Regulators argue that the new regulations, while weaker than originally envisioned, nonetheless make banking rules much stronger than they were before the crisis. “The new liquidity standard will in no way hinder the ability of the global banking system to finance a global recovery,” King said. “It’s a realistic approach. It certainly did not emanate from an attempt to weaken the standard.”

The final version of the LCR was significantly less onerous than the draft put forward more than two years ago.

The biggest changes to the rule involve what banks are allowed to count as "high-quality liquid assets." The Basel Committee in 2010 drafted the rule narrowly, including government bonds, cash parked at central banks and little else. Regulators ultimately agreed to count some equities, corporate bonds rated as low as BBB- and top-quality mortgage-backed securities up to 15 percent of the requirements, albeit at a potential 25 percent to 50 percent discount.

The calculation methods have also been changed in ways that will significantly reduce the total size of the liquidity buffers many institutions needed.

Stefan Ingves, the Swedish central banker who chairs the Basel Committee itself, said Sunday's changes mean that the average buffer at the world's top 200 banks rises from 105 percent to 125 percent, putting it well above full compliance.

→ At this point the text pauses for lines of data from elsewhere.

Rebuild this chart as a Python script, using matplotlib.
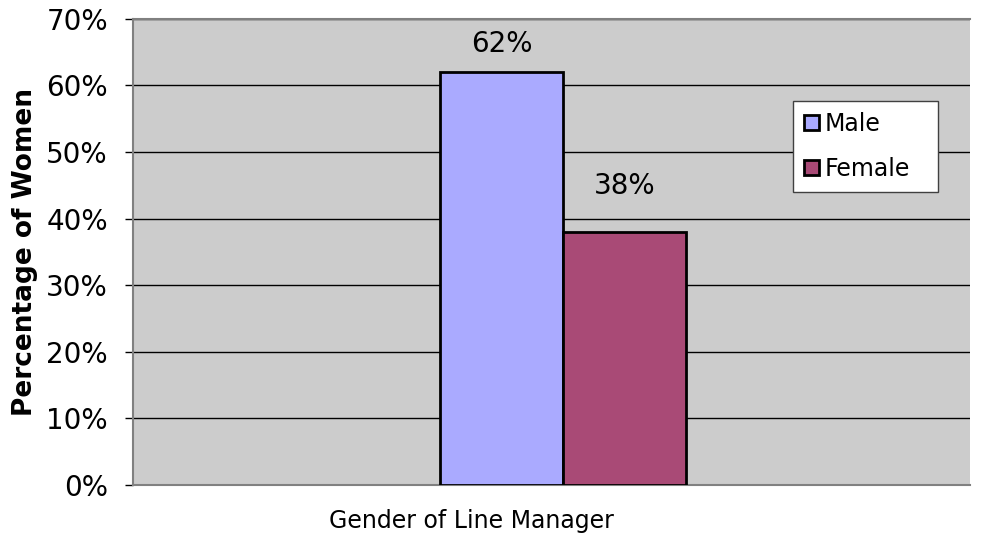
import matplotlib.pyplot as plt
from matplotlib.ticker import PercentFormatter

# data
categories = ["Male", "Female"]
values = [62, 38]
y_ticks = [0, 10, 20, 30, 40, 50, 60, 70]

colors = ["#AAAAFF", "#A94A76"]
bar_width = 0.147
label_gap = [20, 38]  # px between bar top and label baseline (as in the reference)

fig = plt.figure(figsize=(9.85, 5.37), dpi=100)
ax = fig.add_axes([0.135, 0.097, 0.850, 0.868])
ax.set_facecolor("#CCCCCC")

offsets = [-bar_width / 2, bar_width / 2]
bars = []
for name, val, col, off in zip(categories, values, colors, offsets):
    b = ax.bar(off, val, width=bar_width, color=col, edgecolor="black",
               linewidth=2, label=name, zorder=3)
    bars.append(b[0])

for rect, val, gap in zip(bars, values, label_gap):
    ax.annotate(f"{val}%", (rect.get_x() + rect.get_width() / 2, rect.get_height()),
                xytext=(0, gap * 0.72), textcoords="offset points",
                ha="center", va="baseline", fontsize=20)

ax.set_xlim(-0.5137, 0.4863)
ax.set_ylim(0, 70)
ax.set_yticks(y_ticks)
ax.yaxis.set_major_formatter(PercentFormatter(decimals=0))
ax.set_xticks([])
ax.tick_params(axis="y", labelsize=20, length=6, width=1, color="black", pad=12)
ax.yaxis.grid(True, color="black", linewidth=1, zorder=0)
ax.set_axisbelow(True)

for s in ["left", "bottom", "top"]:
    ax.spines[s].set_color("#808080")
    ax.spines[s].set_linewidth(1.5)
ax.spines["right"].set_visible(False)

ax.set_ylabel("Percentage of Women", fontsize=19, fontweight="bold", labelpad=6)
ax.set_xlabel("Gender of Line Manager", fontsize=17, labelpad=17)
# the title sits left of the plot centre in the original
ax.xaxis.label.set_x((471 - 133) / 837)

leg = ax.legend(loc="upper left",
                bbox_to_anchor=(793 / 985, 1 - 190 / 537, 145 / 985, 89 / 537),
                bbox_transform=fig.transFigure, mode="expand", fontsize=17,
                frameon=True, fancybox=False, framealpha=1, facecolor="white",
                handlelength=0.64, handleheight=0.64,
                handletextpad=0.25, labelspacing=0.9, borderpad=0.45,
                borderaxespad=0)
leg.get_frame().set_edgecolor("#404040")
leg.get_frame().set_linewidth(1)

fig.savefig("out.png", dpi=100)
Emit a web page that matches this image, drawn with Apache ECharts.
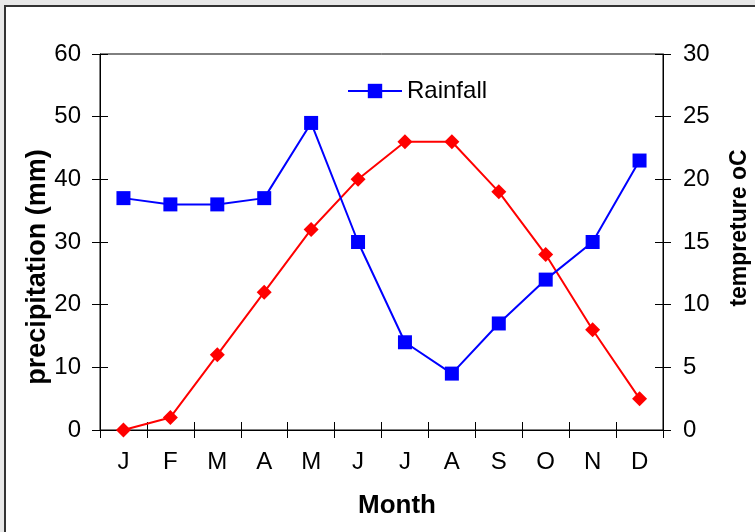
<!DOCTYPE html>
<html>
<head>
<meta charset="utf-8">
<script src="https://cdn.jsdelivr.net/npm/echarts@6/dist/echarts.min.js"></script>
<style>
html,body{margin:0;padding:0;width:755px;height:532px;overflow:hidden;background:#e8e8e8;}
#frame{position:absolute;left:4px;top:5px;width:800px;height:600px;background:#fff;border:2px solid #333;}
#chart{position:absolute;left:0;top:0;width:755px;height:532px;}
</style>
</head>
<body>
<div id="frame"></div>
<div id="chart"></div>
<script>
var months = ['J','F','M','A','M','J','J','A','S','O','N','D'];
var rainfall = [37,36,36,37,49,30,14,9,17,24,30,43];
var temperature = [0,1,6,11,16,20,23,23,19,14,8,2.5];
var leftTicks = {min:0,max:60,interval:10};
var rightTicks = {min:0,max:30,interval:5};

var chart = echarts.init(document.getElementById('chart'), null, {renderer:'canvas'});
var font = 'Liberation Sans, Arial, sans-serif';
var axisLine = {show:true, lineStyle:{color:'#000', width:1}};
var tick = {show:true, length:8, lineStyle:{color:'#000'}};
chart.setOption({
  animation:false,
  backgroundColor:'transparent',
  textStyle:{fontFamily:font},
  grid:{left:100, right:92, top:54, bottom:102, show:true, borderColor:'#000', borderWidth:1, backgroundColor:'transparent'},
  legend:{
    data:['Rainfall'], left:342, top:74, itemWidth:54, itemHeight:18, itemGap:4,
    textStyle:{fontSize:24, color:'#000', fontFamily:font}
  },
  graphic:[
    {type:'text', x:38, y:267, rotation:Math.PI/2, style:{text:'precipitation (mm)', fontSize:27, fontWeight:'bold', fontFamily:font, fill:'#000', align:'center', verticalAlign:'middle'}},
    {type:'text', x:740, y:228, rotation:Math.PI/2, style:{text:'tempreture oC', fontSize:23, fontWeight:'bold', fontFamily:font, fill:'#000', align:'center', verticalAlign:'middle'}},
    {type:'text', x:397, y:506, style:{text:'Month', fontSize:26, fontWeight:'bold', fontFamily:font, fill:'#000', align:'center', verticalAlign:'middle'}}
  ],
  xAxis:[
    {type:'category', data:months, boundaryGap:true, axisLine:axisLine, axisTick:tick,
     axisLabel:{fontSize:24, color:'#000', margin:20, fontFamily:font}},
    {type:'category', data:months, position:'bottom', boundaryGap:true, axisLine:{show:false},
     axisTick:{show:true, inside:true, length:8, lineStyle:{color:'#000'}}, axisLabel:{show:false}}
  ],
  yAxis:[
    {type:'value', position:'left', min:leftTicks.min, max:leftTicks.max, interval:leftTicks.interval,
     axisLine:axisLine, axisTick:tick, splitLine:{show:false},
     axisLabel:{fontSize:24, color:'#000', margin:19, fontFamily:font}},
    {type:'value', position:'right', min:rightTicks.min, max:rightTicks.max, interval:rightTicks.interval,
     axisLine:axisLine, axisTick:tick, splitLine:{show:false},
     axisLabel:{fontSize:24, color:'#000', margin:20, fontFamily:font}},
    {type:'value', position:'left', min:leftTicks.min, max:leftTicks.max, interval:leftTicks.interval,
     axisLine:{show:false}, axisTick:{show:true, inside:true, length:8, lineStyle:{color:'#000'}}, splitLine:{show:false}, axisLabel:{show:false}},
    {type:'value', position:'right', min:rightTicks.min, max:rightTicks.max, interval:rightTicks.interval,
     axisLine:{show:false}, axisTick:{show:true, inside:true, length:8, lineStyle:{color:'#000'}}, splitLine:{show:false}, axisLabel:{show:false}}
  ],
  series:[
    {name:'Rainfall', type:'line', data:rainfall, yAxisIndex:0, symbol:'rect', symbolSize:14,
     lineStyle:{color:'#0000ff', width:2}, itemStyle:{color:'#0000ff'}, z:3},
    {name:'Temperature', type:'line', data:temperature, yAxisIndex:1, symbol:'diamond', symbolSize:15,
     lineStyle:{color:'#ff0000', width:2}, itemStyle:{color:'#ff0000'}, z:2}
  ]
});
</script>
</body>
</html>
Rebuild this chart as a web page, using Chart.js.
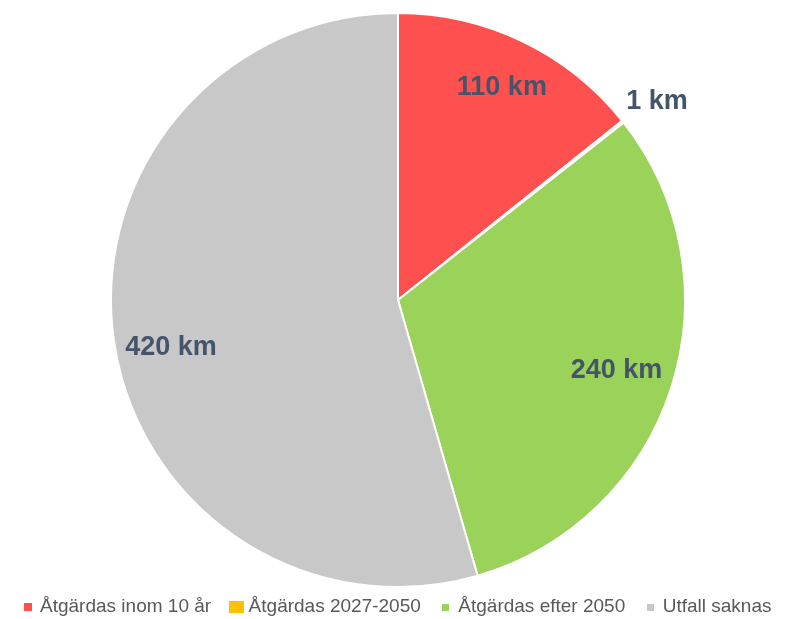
<!DOCTYPE html>
<html><head><meta charset="utf-8">
<script src="https://cdn.jsdelivr.net/npm/chart.js@4/dist/chart.umd.min.js"></script>
<style>html,body{margin:0;padding:0;background:#fff;overflow:hidden}#wrap{width:800px;height:619px}</style>
</head><body><div id="wrap"><canvas id="c"></canvas></div>
<script>
const categories = ["Åtgärdas inom 10 år", "Åtgärdas 2027-2050", "Åtgärdas efter 2050", "Utfall saknas"];
const values = [110, 1, 240, 420];
const valueLabels = ["110 km", "1 km", "240 km", "420 km"];
const colors = ["#FF5050", "#FFC000", "#9BD35A", "#C8C8C8"];

// label placement (radius fraction, angle tweak in degrees)
const labelRadius = [0.823, 1.136, 0.80, 0.808];
const labelAngleAdj = [0.4, 1.0, 0, -3.8];
const legendMarkerSize = [[8, 8], [15, 12], [7, 7], [7, 7]];

function markerCanvas(color, w, h) {
  const c = document.createElement('canvas');
  c.width = w; c.height = h;
  const g = c.getContext('2d');
  g.fillStyle = color; g.fillRect(0, 0, w, h);
  return c;
}

const labelPlugin = {
  id: 'sliceLabels',
  afterDatasetsDraw(chart) {
    const ctx = chart.ctx;
    const meta = chart.getDatasetMeta(0);
    ctx.save();
    ctx.font = "bold 27px 'Liberation Sans'";
    ctx.fillStyle = "#44546A";
    ctx.textAlign = "center";
    ctx.textBaseline = "middle";
    meta.data.forEach((arc, i) => {
      const p = arc.getProps(['x','y','startAngle','endAngle','outerRadius'], true);
      const a = (p.startAngle + p.endAngle) / 2 + labelAngleAdj[i] * Math.PI / 180;
      const r = p.outerRadius * labelRadius[i];
      ctx.fillText(valueLabels[i], p.x + Math.cos(a) * r, p.y + Math.sin(a) * r);
    });
    ctx.restore();
  }
};

new Chart(document.getElementById('c'), {
  type: 'pie',
  data: {
    labels: categories,
    datasets: [{ data: values, backgroundColor: colors, borderColor: "#ffffff", borderWidth: 2, radius: 287 }]
  },
  options: {
    responsive: true,
    maintainAspectRatio: false,
    animation: false,
    layout: { padding: { top: 24.5, bottom: 0, left: 0, right: 4 } },
    plugins: {
      tooltip: { enabled: false },
      legend: {
        position: 'bottom',
        maxHeight: 43.5,
        labels: {
          color: "#595959",
          font: { family: "'Liberation Sans'", size: 19 },
          boxWidth: 6, boxHeight: 6, padding: 22,
          usePointStyle: true,
          generateLabels(chart) {
            return categories.map((t, i) => ({
              text: t,
              fillStyle: colors[i],
              strokeStyle: colors[i],
              lineWidth: 0,
              hidden: false,
              index: i,
              fontColor: "#595959",
              pointStyle: markerCanvas(colors[i], legendMarkerSize[i][0], legendMarkerSize[i][1])
            }));
          }
        }
      }
    }
  },
  plugins: [labelPlugin]
});
</script></body></html>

A sample of 209 banks assessed by the Basel committee had a collective shortfall of 1.8 trillion euros ($2.35 trillion) at the end of 2011 in the assets needed to meet the 2010 version of the LCR, according to figures published by the Basel group.

Banks shares rallied, with French lenders BNP Paribas SA (EPA: BNP) and Credit Agricole SA (EPA: ACA) gaining 2.1 percent and 3.4 percent, respectively. There were similar gains in Britain’s Barclays PLC (LON: BARC), Italy’s UniCredit SpA (BIT: UCG), Germany’s Deutsche Bank AG (ETR: DBK) and Hong Kong-listed shares of HSBC Holdings plc (HKG: 0005).

While the banks applauded the changes, the wider impact should be muted, said Chief Global Economist Julian Jessop of Capital Economics in London.

"Most of the large (and therefore systemically important) banks already meet the LCR as originally proposed," he said. "There may still be some smaller banks that would have struggled to do so by 2015, but it was always likely that they would have been given more time."

A wide range of studies (including by the BIS, IMF and OECD) has suggested that the quantifiable macroeconomic impact of implementing the original Basel III proposals in full would have been small, lowering gross domestic product growth by perhaps 0.1 percentage points to 0.2 percentage points a year.

The main negative impact would come from the increase in funding costs due to higher capital requirements, which will go ahead as planned. Against this, there is the harder-to-quantify economic benefit from a more robust banking sector and reduced vulnerability to shocks, according to Jessop.

“Overall, though, small tweaks to the new regime are unlikely to have a significant impact on the outlook for bank lending or economic growth,” Jessop said.